As part of a pandemic project suggested by his wife, Jack Epstein began last month going through his papers that were taking up space in their attic.
While cleaning out old letters from readers of his budget travel book on Latin America, the journalist with the San Francisco Chronicle made an unexpected discovery, that he’d corresponded with the Unabomber.
Epstein told CNN the letter was from 1979 and read something like: “I’m looking for a refuge in South America, where the closest person is five miles away, you seem to know South America well, can you give me some advice.”
Epstein, who has been a journalist since 1980, looked at the return address and it said TJ Kaczynski. “The first thing that came to mind was Ted Kaczynski, and I thought “It can’t be him, it can’t be the Unabomber,”‘ he said.
He Googled Kaczynski and found out his middle name is John, and he knew it had to be him.
At the time that Epstein received the letter, Kaczynski was unknown to the general public. The Unabomber first came to the attention of authorities in 1978 after a homemade bomb exploded in a Chicago university. It was followed by a series of attacks that killed three people and injured dozens. He wasn’t caught until 1996 after his brother identified his prose from his published manifesto.
But Kaczynski not only sent one letter, but two. The second being a thank you note for giving him advice and being “helpful and courteous.”

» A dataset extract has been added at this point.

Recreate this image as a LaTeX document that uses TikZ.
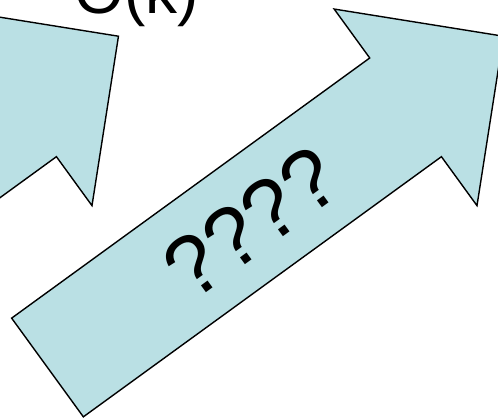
\documentclass[tikz,border=0pt]{standalone}
\usepackage{fontspec}
\setmainfont{Liberation Sans}
\usetikzlibrary{positioning}
\definecolor{arrowfill}{RGB}{186,224,228}
\tikzset{blockarrow/.style={
  fill=arrowfill,draw=black,line width=1.4pt,line join=miter
}}

\begin{document}
\begin{tikzpicture}[x=1pt,y=1pt]
  \useasboundingbox (0,0) rectangle (498,419);
  \clip (0,0) rectangle (498,419);
  \coordinate (T1) at (-337.5,51.5);
  \coordinate (T2) at (47.5,51.5);
  \foreach \t in {T1,T2}
    \draw[blockarrow,shift={(\t)},rotate=36] (0,61)--(442.6,61)--(442.6,121.5)--(563.6,0)
      --(442.6,-121.5)--(442.6,-61)--(0,-61)--cycle;
  \node[anchor=base,inner sep=0pt] (cost) at (137,405) {\fontsize{64}{64}\selectfont O(k)};
  \node[anchor=base,rotate=36,inner sep=0pt] (unknown) at (269,172) {\fontsize{86}{86}\selectfont ????};
\end{tikzpicture}
\end{document}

“I’m glad I was helpful and courteous, because you know, this guy was sending bombs to people he doesn’t know,” Epstein said.
After confirming the authenticity of the letters, Epstein had to do what he does best.
“I’ve got to write something. This is so weird. I have to write something down,” Epstein said.
He published his own story about the letters in the Chronicle on Friday.
“Who would have thought going through your attic that you had two letters from the Unabomber,” he said.